(Aim of the task):
Type again, exactly, the lines below from the start through the line that includes "pw, ph = W - L - R, H - T - B".

(Collected material):
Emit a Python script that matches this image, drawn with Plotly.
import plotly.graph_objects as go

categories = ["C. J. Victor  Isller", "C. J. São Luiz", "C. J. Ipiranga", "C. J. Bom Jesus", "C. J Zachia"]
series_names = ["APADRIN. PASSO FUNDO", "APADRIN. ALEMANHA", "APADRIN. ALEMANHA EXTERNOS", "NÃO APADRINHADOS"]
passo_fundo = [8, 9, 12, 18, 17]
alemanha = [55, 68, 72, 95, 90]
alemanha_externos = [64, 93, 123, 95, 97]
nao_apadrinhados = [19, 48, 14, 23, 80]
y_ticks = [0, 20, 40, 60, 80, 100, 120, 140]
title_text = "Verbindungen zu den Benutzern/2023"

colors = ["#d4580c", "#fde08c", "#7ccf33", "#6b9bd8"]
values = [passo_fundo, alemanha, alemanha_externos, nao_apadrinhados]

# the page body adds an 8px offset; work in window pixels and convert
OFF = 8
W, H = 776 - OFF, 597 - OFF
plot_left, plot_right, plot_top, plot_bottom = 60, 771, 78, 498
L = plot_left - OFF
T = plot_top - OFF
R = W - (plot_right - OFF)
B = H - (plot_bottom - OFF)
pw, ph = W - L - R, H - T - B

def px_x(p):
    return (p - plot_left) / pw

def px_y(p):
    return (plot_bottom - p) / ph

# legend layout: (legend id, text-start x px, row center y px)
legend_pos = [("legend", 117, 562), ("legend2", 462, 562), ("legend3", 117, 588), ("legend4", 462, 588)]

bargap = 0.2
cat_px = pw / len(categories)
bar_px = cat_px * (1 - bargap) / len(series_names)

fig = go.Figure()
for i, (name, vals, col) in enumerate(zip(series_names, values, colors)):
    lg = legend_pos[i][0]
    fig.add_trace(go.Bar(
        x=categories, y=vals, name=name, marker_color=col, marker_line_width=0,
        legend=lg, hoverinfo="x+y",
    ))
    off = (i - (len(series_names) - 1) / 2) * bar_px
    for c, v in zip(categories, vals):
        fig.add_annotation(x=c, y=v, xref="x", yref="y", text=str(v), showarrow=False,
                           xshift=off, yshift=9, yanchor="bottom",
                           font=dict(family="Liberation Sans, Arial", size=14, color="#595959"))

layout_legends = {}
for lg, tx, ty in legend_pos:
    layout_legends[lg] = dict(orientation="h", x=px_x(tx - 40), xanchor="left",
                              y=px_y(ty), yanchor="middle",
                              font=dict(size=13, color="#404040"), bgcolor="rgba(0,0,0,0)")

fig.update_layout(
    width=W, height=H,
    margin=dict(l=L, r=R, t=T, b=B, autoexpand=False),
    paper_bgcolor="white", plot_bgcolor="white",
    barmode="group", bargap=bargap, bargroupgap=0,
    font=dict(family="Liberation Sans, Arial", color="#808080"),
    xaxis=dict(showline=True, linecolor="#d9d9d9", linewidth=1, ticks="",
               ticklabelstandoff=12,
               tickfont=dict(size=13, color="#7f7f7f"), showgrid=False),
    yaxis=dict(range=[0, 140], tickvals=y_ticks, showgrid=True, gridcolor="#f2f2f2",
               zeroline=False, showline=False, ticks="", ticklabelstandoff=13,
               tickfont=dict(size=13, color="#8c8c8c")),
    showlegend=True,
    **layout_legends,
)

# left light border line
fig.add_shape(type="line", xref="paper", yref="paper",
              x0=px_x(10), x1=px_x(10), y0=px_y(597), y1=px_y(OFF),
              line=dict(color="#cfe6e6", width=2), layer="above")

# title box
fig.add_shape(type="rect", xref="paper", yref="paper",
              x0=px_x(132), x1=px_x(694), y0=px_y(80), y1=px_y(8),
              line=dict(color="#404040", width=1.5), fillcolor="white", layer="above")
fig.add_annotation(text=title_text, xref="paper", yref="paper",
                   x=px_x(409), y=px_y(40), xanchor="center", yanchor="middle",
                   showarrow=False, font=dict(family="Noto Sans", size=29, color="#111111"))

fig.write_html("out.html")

(Reply to the task):
Emit a Python script that matches this image, drawn with Plotly.
import plotly.graph_objects as go

categories = ["C. J. Victor  Isller", "C. J. São Luiz", "C. J. Ipiranga", "C. J. Bom Jesus", "C. J Zachia"]
series_names = ["APADRIN. PASSO FUNDO", "APADRIN. ALEMANHA", "APADRIN. ALEMANHA EXTERNOS", "NÃO APADRINHADOS"]
passo_fundo = [8, 9, 12, 18, 17]
alemanha = [55, 68, 72, 95, 90]
alemanha_externos = [64, 93, 123, 95, 97]
nao_apadrinhados = [19, 48, 14, 23, 80]
y_ticks = [0, 20, 40, 60, 80, 100, 120, 140]
title_text = "Verbindungen zu den Benutzern/2023"

colors = ["#d4580c", "#fde08c", "#7ccf33", "#6b9bd8"]
values = [passo_fundo, alemanha, alemanha_externos, nao_apadrinhados]

# the page body adds an 8px offset; work in window pixels and convert
OFF = 8
W, H = 776 - OFF, 597 - OFF
plot_left, plot_right, plot_top, plot_bottom = 60, 771, 78, 498
L = plot_left - OFF
T = plot_top - OFF
R = W - (plot_right - OFF)
B = H - (plot_bottom - OFF)
pw, ph = W - L - R, H - T - B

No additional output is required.